Note, also, that doing anything like this in library code may expose you to a couple of surprises.
First, if the table passed to tostring() has a metatable that provides the function __tostring(), then that function will be called, and the fragment quoted above will never be executed at all. In your case, that issue cannot arise because tables have individual metatables, and you didn't accidentally apply a metatable to your local table.
Second, by the time your module loads, some other module or user-supplied code might have replaced the stock tostring() with something else. If the replacement is benign, (such as a memoization wrapper) then it likely doesn't matter to the code as written. However, this would be a source of attack, and is entirely outside the control of your module. That doesn't strike me as a good idea if the goal is some kind of improved security for your random seed material.
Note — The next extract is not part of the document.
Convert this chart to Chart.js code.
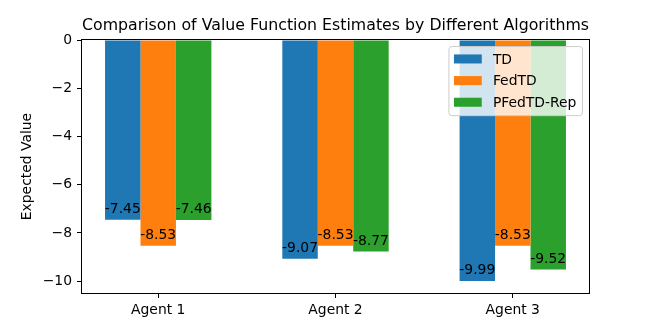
<!DOCTYPE html>
<html>
<head>
<meta charset="utf-8">
<title>Comparison of Value Function Estimates</title>
<script src="https://cdn.jsdelivr.net/npm/chart.js@4.4.1/dist/chart.umd.min.js"></script>
<style>
    html, body { margin: 0; padding: 0; background: #ffffff; }
    #wrap { width: 654px; height: 330px; }
</style>
</head>
<body>
<div id="wrap"><canvas id="valueChart" width="654" height="330"></canvas></div>
<script>
// Chart data
const agents = ['Agent 1', 'Agent 2', 'Agent 3'];
const tdValues = [-7.45, -9.07, -9.99];
const fedTdValues = [-8.53, -8.53, -8.53];
const pfedTdRepValues = [-7.46, -8.77, -9.52];
const yTickValues = [0, -2, -4, -6, -8, -10];

const seriesNames = ['TD', 'FedTD', 'PFedTD-Rep'];
const seriesColors = ['#1f77b4', '#ff7f0e', '#2ca02c'];
const seriesValues = [tdValues, fedTdValues, pfedTdRepValues];

const FONT = "'DejaVu Sans', sans-serif";
const FS = 13.9;

// matplotlib-like limits: 5% margin on the data range
const allValues = [].concat(tdValues, fedTdValues, pfedTdRepValues);
const yMin = Math.min(...allValues) * 1.05;
const xMin = -0.3 - 0.13;
const xMax = agents.length - 1 + 0.3 + 0.13;

function minusSign(v) {
    return v < 0 ? '\u2212' + Math.abs(v) : String(v);
}

// Value labels on the end of each bar
const barLabels = {
    id: 'barLabels',
    afterDatasetsDraw(chart) {
        const ctx = chart.ctx;
        ctx.save();
        ctx.font = FS + 'px ' + FONT;
        ctx.fillStyle = '#000';
        ctx.textAlign = 'center';
        ctx.textBaseline = 'alphabetic';
        chart.data.datasets.forEach((ds, d) => {
            const meta = chart.getDatasetMeta(d);
            meta.data.forEach((bar, i) => {
                ctx.fillText(ds.data[i].y.toFixed(2), bar.x, bar.y - 7);
            });
        });
        ctx.restore();
    }
};

// Four spines and a matplotlib style legend
const frameAndLegend = {
    id: 'frameAndLegend',
    afterDraw(chart) {
        const ctx = chart.ctx;
        const ca = chart.chartArea;
        ctx.save();
        ctx.strokeStyle = '#000';
        ctx.lineWidth = 1;
        ctx.strokeRect(Math.round(ca.left) - 0.5, Math.round(ca.top) - 0.5,
            Math.round(ca.right - ca.left) + 1, Math.round(ca.bottom - ca.top) + 1);

        ctx.font = FS + 'px ' + FONT;
        const pad = 0.4 * FS;
        const handleW = 2 * FS;
        const handleH = 0.65 * FS;
        const textPad = 0.8 * FS;
        const rowH = 14.7;
        const gap = 0.5 * FS;
        const textW = Math.max(...seriesNames.map(n => ctx.measureText(n).width));
        const boxW = pad * 2 + handleW + textPad + textW;
        const boxH = pad * 2 + rowH * seriesNames.length + gap * (seriesNames.length - 1);
        const boxX = ca.right - 7 - boxW;
        const boxY = ca.top + 6;

        ctx.beginPath();
        ctx.roundRect(boxX + 0.5, boxY + 0.5, boxW, boxH, 3);
        ctx.fillStyle = 'rgba(255,255,255,0.8)';
        ctx.fill();
        ctx.strokeStyle = '#cccccc';
        ctx.stroke();

        ctx.textAlign = 'left';
        ctx.textBaseline = 'middle';
        seriesNames.forEach((name, i) => {
            const cy = boxY + pad + rowH / 2 + i * (rowH + gap);
            ctx.fillStyle = seriesColors[i];
            ctx.fillRect(boxX + pad, cy - handleH / 2, handleW, handleH);
            ctx.fillStyle = '#000';
            ctx.fillText(name, boxX + pad + handleW + textPad, cy + 1);
        });
        ctx.restore();
    }
};

document.addEventListener('DOMContentLoaded', () => {
    const ctx = document.getElementById('valueChart');

    new Chart(ctx, {
        type: 'bar',
        data: {
            datasets: seriesNames.map((name, d) => ({
                label: name,
                data: seriesValues[d].map((v, i) => ({ x: i, y: v })),
                backgroundColor: seriesColors[d],
                borderWidth: 0,
                categoryPercentage: 0.6,
                barPercentage: 1.0
            }))
        },
        options: {
            responsive: false,
            animation: false,
            layout: {
                padding: { left: 0, top: 0, right: 65, bottom: 0 }
            },
            plugins: {
                legend: { display: false },
                tooltip: { enabled: false },
                title: {
                    display: true,
                    fullSize: false,
                    text: 'Comparison of Value Function Estimates by Different Algorithms',
                    color: '#000',
                    font: { family: FONT, size: 16.7, weight: 'normal', lineHeight: 1.2 },
                    padding: { top: 16, bottom: 4 }
                }
            },
            scales: {
                x: {
                    type: 'linear',
                    min: xMin,
                    max: xMax,
                    offset: false,
                    afterBuildTicks: axis => {
                        axis.ticks = agents.map((a, i) => ({ value: i }));
                    },
                    afterFit: axis => { axis.height = 37; },
                    grid: {
                        display: true,
                        offset: false,
                        drawOnChartArea: false,
                        drawTicks: true,
                        tickLength: 5,
                        color: '#000'
                    },
                    border: { display: false },
                    ticks: {
                        color: '#000',
                        font: { family: FONT, size: FS },
                        padding: 4,
                        maxRotation: 0,
                        autoSkip: false,
                        callback: value => agents[value]
                    }
                },
                y: {
                    min: yMin,
                    max: 0,
                    afterBuildTicks: axis => {
                        axis.ticks = yTickValues.map(v => ({ value: v }));
                    },
                    afterFit: axis => { axis.width = 82; },
                    grid: {
                        display: true,
                        drawOnChartArea: false,
                        drawTicks: true,
                        tickLength: 5,
                        color: '#000'
                    },
                    border: { display: false },
                    ticks: {
                        color: '#000',
                        font: { family: FONT, size: FS },
                        padding: 5,
                        callback: value => minusSign(value)
                    },
                    title: {
                        display: true,
                        text: 'Expected Value',
                        color: '#000',
                        font: { family: FONT, size: FS, lineHeight: 1.2 },
                        padding: { top: 19, bottom: 0 }
                    }
                }
            }
        },
        plugins: [barLabels, frameAndLegend]
    });
});
</script>
</body>
</html>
Third, you might not be loaded in a stock Lua interpreter at all, and the larger application (Lightroom, WoW, Wireshark, ...) may choose to replace the base library functions with their own implementations. This is a much less likely issue for tostring(), but note that the base library's print() is a frequent target for replacement or removal in alternate implementations and there are modules (Lua Lanes, for one) that break if print is not the implementation in the base library.
A few important things come to mind:
In most other languages you typically only call the random 'seed' function once at the beginning of the program or perhaps at limited times throughout its execution. You generally do not want to call it each time you generate a random number/sequence. If you call it once when the program starts you get around the "once per second" limitation. By calling it each time you may actually end up with less randomness in your results.
Your realrandom() function seems to rely on a private implementation detail of Lua. What happens in the next major release if this detail changes to always return the same number, or only even numbers, etc.... Just because it works for now is not a strong enough guarantee, especially in the case of wanting a secure RNG.
When you say "everything seems perfectly random" how are you measuring this performance? We humans are terrible at determining if a sequence is random or not and just looking at a sequence of numbers would be virtually impossible to truly tell if they were random or not. There are many ways to quantify the "randomness" of a series including frequency distribution, autocorrelation, compression, and many more far beyond my understanding.
If you are writing a true "secure PRNG" for production do not write your own! Investigate and use a library or algorithm by experts who has spent years/decades studying, designing and trying to break it. True secure random number generation is hard.
If you need more info start on the PRNG article on Wikipedia and use the references/links there as needed.